Я выехал по почтовому тракту, который идет в Забайкалье, огибая южный конец оз. Байкал; за второй от Иркутска станцией Моты тракт поднимается на Прибайкальские горы, а от следующей станции Глубокой спускается к ст. Култук у южного конца озера. Здесь я нанял двух охотников с вьючной и верховой лошадьми для себя – для поездки на копи. Копи слюды оказались недалеко от Култука – в пади (долине) Улунтуй, врезанной в склон хребта Хамар-дабан, окаймляющего южный берег Байкала. Осмотр этих копей можно было сделать в один день. Они представляли небольшие ямы на склонах пади, уже совершенно заросшие не только травой, но и соснами возраста в 30–40 лет. В таких ямах, конечно, мало что можно было видеть относительно состава и строения коренных пород. Нужно было бы основательно расчищать их, т. е поставить разведку, на что не было средств. Небольшая сумма, имевшаяся в штате Горного управления (насколько помню, 2 000 рублей в год) на расходы по геологическим исследованиям, в значительной части была уже израсходована на угольную разведку и на поездку на Ольхон. Поэтому мне пришлось ограничиться осмотром ям и естественных обнажений вокруг них. Но чтобы составить себе понятие о строении местности, я выполнил также несколько маршрутов в районе ст. Култук.

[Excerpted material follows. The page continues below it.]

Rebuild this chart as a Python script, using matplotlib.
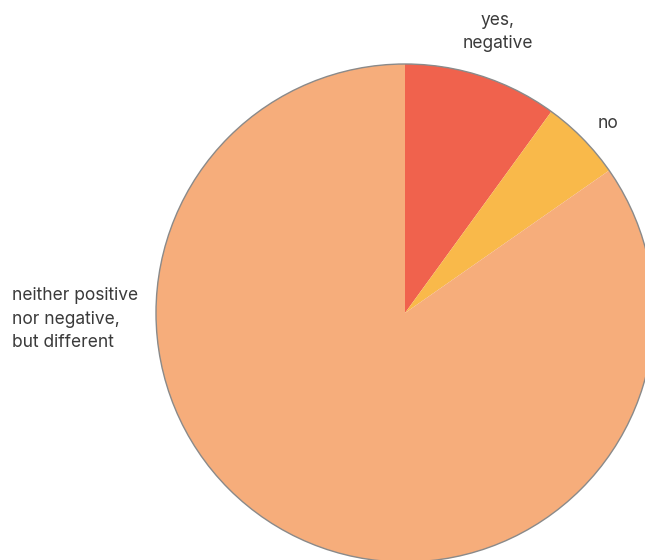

Фиг. 1. Скала Хобот мыса Шаманский камень на берегу оз. Байкал, вблизи сел. Култук и ст. Слюдянка
В копях я собрал образцы кристаллических известняков с кристаллами зеленого минерала байкалита, темной слюды флогопита, которую там добывали, посетил также пади речек Похабихи и Талой в этом районе, видел старую копь, где добывали минерал главконит, проехал по поверхности длинной гривы между этими падями, представлявшей старый поток лавы базальта, некогда излившейся из трещины на склоне Хамар-дабана. Съездил также вверх по живописной долине речки Слюдянки, по старому кяхтинскому тракту, по которому до половины века возили чай из Кяхты через Хамар-дабан до проложения более удобной дороги через горы от ст. Мысовой.
Этот тракт местами, особенно в долине Слюдянки, почти исчез – был занесен делювием склонов и аллювием из долин притоков, но выше, на поверхности Хамар-дабана сохранился; кое-где его, конечно, прорезали новые ложбины или перекрывали наносы, но местами сохранились даже деревянные столбы и перила, ограждавшие дорогу на крутых косогорах.
Копи слюды в Сибири разрабатывались в XVI–XVIII веках, когда слюда, особенно мусковит (белая слюда) заменяла оконное стекло и была в большом спросе. Но с развитием стеклоделия и удешевлением оконного стекла спрос на слюду падал, и в XIX веке копи слюды мало-помалу закрывались. Только в начале XX века быстрое развитие электропромышленности возобновило спрос на слюду в качестве изолятора; старые сибирские копи вновь получили значение, были обследованы, и добыча слюды на них возобновилась. Копи на речке Слюдянке разрабатывались еще до первой мировой войны, изучены и описаны несколькими геологами и действуют в настоящее время. На них добывают флогопит – бурую слюду. Более крупные, также старинные, копи в бассейне р. Мамы на Байкальском нагорье доставляют мусковит.
Вернувшись из этой экскурсии, я направился на копи ляпис-лазури в долине речки Малой Быстрой. Туда мы ехали целый день из Култука, несколько часов по старой колесной дороге, пролегавшей по долине Малой Быстрой, местами еще различимой в тайге; мостики на ней, конечно, прогнили и провалились, дорога заросла травой и молодыми деревьями, но была еще различима; по ней легче было ехать, чем по окружающей тайге.